### Source material
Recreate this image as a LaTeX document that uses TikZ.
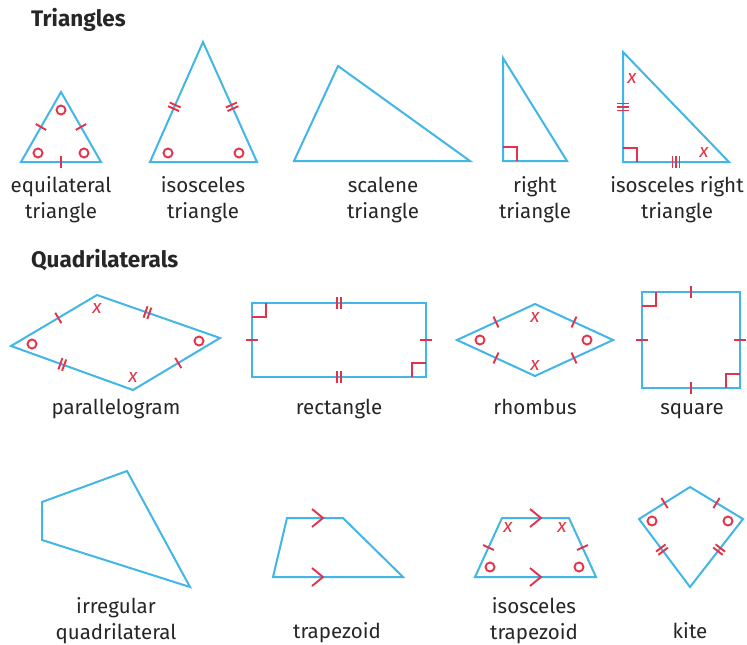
\documentclass[tikz,border=0pt]{standalone}
\usepackage{fontspec}
\setmainfont{Fira Sans}
\usetikzlibrary{calc}
\definecolor{figblue}{RGB}{66,182,230}
\definecolor{markred}{RGB}{228,50,72}
\definecolor{labgray}{RGB}{38,38,38}

% hash marks on a side: [position] from, to, offsets along the side
\newcommand{\hatch}[4][0.5]{%
  \foreach \o in {#4}
    \draw[tk] ($(#2)!#1!(#3)!\o!(#3)!6pt!90:(#3)$) -- ($(#2)!#1!(#3)!\o!(#3)!6pt!-90:(#3)$);}

\begin{document}
\begin{tikzpicture}[x=1pt, y=-1pt,
  fig/.style={draw=figblue, line width=2pt, line join=miter},
  tk/.style={draw=markred, line width=1.9pt},
  dot/.style={draw=markred, line width=1.9pt},
  lbl/.style={text=labgray, align=center, inner sep=0pt, font=\fontsize{20.5}{26}\selectfont},
  ttl/.style={text=labgray, anchor=base west, inner sep=0pt, font=\fontsize{22.5}{26}\selectfont\bfseries},
  xm/.style={text=markred, inner sep=0pt, font=\fontsize{19}{19}\selectfont\itshape}
]
  \useasboundingbox[fill=white] (0,0) rectangle (747,645);

  \node[ttl] (ttri) at (31,26) {Triangles};
  \node[ttl] (tquad) at (31,267) {Quadrilaterals};

  % equilateral
  \coordinate (e1) at (61,92); \coordinate (e2) at (21,162); \coordinate (e3) at (101,162);
  \draw[fig] (e1) -- (e2) -- (e3) -- cycle;
  \hatch{e1}{e2}{0pt} \hatch{e1}{e3}{0pt} \hatch{e2}{e3}{0pt}
  \draw[dot] (61,110) circle[radius=4.5pt] (38,153) circle[radius=4.5pt] (84,153) circle[radius=4.5pt];
  \node[lbl] (lequi) at (61,200) {equilateral\\triangle};

  % isosceles
  \coordinate (i1) at (203,42); \coordinate (i2) at (150,162); \coordinate (i3) at (257,162);
  \draw[fig] (i1) -- (i2) -- (i3) -- cycle;
  \hatch[0.54]{i1}{i2}{-2pt,2pt} \hatch[0.54]{i1}{i3}{-2pt,2pt}
  \draw[dot] (168,153) circle[radius=4.5pt] (239,153) circle[radius=4.5pt];
  \node[lbl] (liso) at (203,200) {isosceles\\triangle};

  % scalene
  \coordinate (s1) at (338,66); \coordinate (s2) at (294,161); \coordinate (s3) at (470,161);
  \draw[fig] (s1) -- (s2) -- (s3) -- cycle;
  \node[lbl] (lsca) at (383,200) {scalene\\triangle};

  % right
  \coordinate (r1) at (503,58); \coordinate (r2) at (503,161); \coordinate (r3) at (567,161);
  \draw[fig] (r1) -- (r2) -- (r3) -- cycle;
  \draw[tk] ($(r2)+(0,-14)$) -| ($(r2)+(14,0)$);
  \node[lbl] (lright) at (535,200) {right\\triangle};

  % isosceles right
  \coordinate (ir1) at (623,52); \coordinate (ir2) at (623,162); \coordinate (ir3) at (729,162);
  \draw[fig] (ir1) -- (ir2) -- (ir3) -- cycle;
  \draw[tk] ($(ir2)+(0,-14)$) -| ($(ir2)+(14,0)$);
  \hatch{ir1}{ir2}{-3.5pt,0pt,3.5pt} \hatch{ir2}{ir3}{-3.5pt,0pt,3.5pt}
  \node[xm] (x1) at (632,78) {x};
  \node[xm] (x2) at (704,152) {x};
  \node[lbl] (lisor) at (677,200) {isosceles right\\triangle};

  % parallelogram
  \coordinate (p1) at (11,346); \coordinate (p2) at (97,295); \coordinate (p3) at (220,338); \coordinate (p4) at (133,390);
  \draw[fig] (p1) -- (p2) -- (p3) -- (p4) -- cycle;
  \hatch[0.55]{p1}{p2}{0pt} \hatch[0.52]{p4}{p3}{0pt}
  \hatch[0.41]{p2}{p3}{-2pt,2pt} \hatch[0.42]{p1}{p4}{-2pt,2pt}
  \node[xm] (x3) at (97,308) {x};
  \node[xm] (x4) at (133,377) {x};
  \draw[dot] (32,344) circle[radius=4.5pt] (199,341) circle[radius=4.5pt];
  \node[lbl, anchor=base] (lpar) at (116,414) {parallelogram};

  % rectangle
  \coordinate (q1) at (252,303); \coordinate (q2) at (426,303); \coordinate (q3) at (426,377); \coordinate (q4) at (252,377);
  \draw[fig] (q1) -- (q2) -- (q3) -- (q4) -- cycle;
  \hatch{q1}{q2}{-2pt,2pt} \hatch{q4}{q3}{-2pt,2pt}
  \hatch{q1}{q4}{0pt} \hatch{q2}{q3}{0pt}
  \draw[tk] ($(q1)+(0,14)$) -| ($(q1)+(14,0)$);
  \draw[tk] ($(q3)+(0,-14)$) -| ($(q3)+(-14,0)$);
  \node[lbl, anchor=base] (lrect) at (339,414) {rectangle};

  % rhombus
  \coordinate (h1) at (457,340); \coordinate (h2) at (535,304); \coordinate (h3) at (613,340); \coordinate (h4) at (535,376);
  \draw[fig] (h1) -- (h2) -- (h3) -- (h4) -- cycle;
  \hatch{h1}{h2}{0pt} \hatch{h2}{h3}{0pt} \hatch{h3}{h4}{0pt} \hatch{h4}{h1}{0pt}
  \node[xm] (x5) at (535,317) {x};
  \node[xm] (x6) at (535,365) {x};
  \draw[dot] (480,340) circle[radius=4.5pt] (587,340) circle[radius=4.5pt];
  \node[lbl, anchor=base] (lrho) at (535,414) {rhombus};

  % square
  \coordinate (sq1) at (642,292); \coordinate (sq2) at (740,292); \coordinate (sq3) at (740,388); \coordinate (sq4) at (642,388);
  \draw[fig] (sq1) -- (sq2) -- (sq3) -- (sq4) -- cycle;
  \hatch{sq1}{sq2}{0pt} \hatch{sq2}{sq3}{0pt} \hatch{sq3}{sq4}{0pt} \hatch{sq4}{sq1}{0pt}
  \draw[tk] ($(sq1)+(0,14)$) -| ($(sq1)+(14,0)$);
  \draw[tk] ($(sq3)+(0,-14)$) -| ($(sq3)+(-14,0)$);
  \node[lbl, anchor=base] (lsq) at (692,414) {square};

  % irregular quadrilateral
  \coordinate (g1) at (42,502); \coordinate (g2) at (127,471); \coordinate (g3) at (190,587); \coordinate (g4) at (42,540);
  \draw[fig] (g1) -- (g2) -- (g3) -- (g4) -- cycle;
  \node[lbl] (lirr) at (116,621) {irregular\\quadrilateral};

  % trapezoid
  \coordinate (t1) at (287,518); \coordinate (t2) at (343,518); \coordinate (t3) at (403,577); \coordinate (t4) at (273,577);
  \draw[fig] (t1) -- (t2) -- (t3) -- (t4) -- cycle;
  \draw[tk] (312,509) -- (323,518) -- (312,527);
  \draw[tk] (312,568) -- (323,577) -- (312,586);
  \node[lbl, anchor=base] (ltrap) at (337,638) {trapezoid};

  % isosceles trapezoid
  \coordinate (it1) at (502,518); \coordinate (it2) at (569,518); \coordinate (it3) at (596,577); \coordinate (it4) at (475,577);
  \draw[fig] (it1) -- (it2) -- (it3) -- (it4) -- cycle;
  \draw[tk] (530,509) -- (541,518) -- (530,527);
  \draw[tk] (530,568) -- (541,577) -- (530,586);
  \hatch{it1}{it4}{0pt} \hatch{it2}{it3}{0pt}
  \node[xm] (x7) at (508,527) {x};
  \node[xm] (x8) at (562,527) {x};
  \draw[dot] (490,567) circle[radius=4.5pt] (579,567) circle[radius=4.5pt];
  \node[lbl] (litrap) at (534,621) {isosceles\\trapezoid};

  % kite
  \coordinate (k1) at (690,487); \coordinate (k2) at (743,519); \coordinate (k3) at (690,587); \coordinate (k4) at (639,519);
  \draw[fig] (k1) -- (k2) -- (k3) -- (k4) -- cycle;
  \hatch{k4}{k1}{0pt} \hatch{k1}{k2}{0pt}
  \hatch[0.45]{k4}{k3}{-2pt,2pt} \hatch[0.45]{k2}{k3}{-2pt,2pt}
  \draw[dot] (652,521) circle[radius=4.5pt] (728,521) circle[radius=4.5pt];
  \node[lbl, anchor=base] (lkite) at (690,638) {kite};
\end{tikzpicture}
\end{document}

### Directions
Repeat exactly and only the lines from the start of the data above through the line that holds "(tquad) at (31,267)", inclusive. Pictures do not belong in the copy.

### Written response
Recreate this image as a LaTeX document that uses TikZ.
\documentclass[tikz,border=0pt]{standalone}
\usepackage{fontspec}
\setmainfont{Fira Sans}
\usetikzlibrary{calc}
\definecolor{figblue}{RGB}{66,182,230}
\definecolor{markred}{RGB}{228,50,72}
\definecolor{labgray}{RGB}{38,38,38}

% hash marks on a side: [position] from, to, offsets along the side
\newcommand{\hatch}[4][0.5]{%
  \foreach \o in {#4}
    \draw[tk] ($(#2)!#1!(#3)!\o!(#3)!6pt!90:(#3)$) -- ($(#2)!#1!(#3)!\o!(#3)!6pt!-90:(#3)$);}

\begin{document}
\begin{tikzpicture}[x=1pt, y=-1pt,
  fig/.style={draw=figblue, line width=2pt, line join=miter},
  tk/.style={draw=markred, line width=1.9pt},
  dot/.style={draw=markred, line width=1.9pt},
  lbl/.style={text=labgray, align=center, inner sep=0pt, font=\fontsize{20.5}{26}\selectfont},
  ttl/.style={text=labgray, anchor=base west, inner sep=0pt, font=\fontsize{22.5}{26}\selectfont\bfseries},
  xm/.style={text=markred, inner sep=0pt, font=\fontsize{19}{19}\selectfont\itshape}
]
  \useasboundingbox[fill=white] (0,0) rectangle (747,645);

  \node[ttl] (ttri) at (31,26) {Triangles};
  \node[ttl] (tquad) at (31,267) {Quadrilaterals};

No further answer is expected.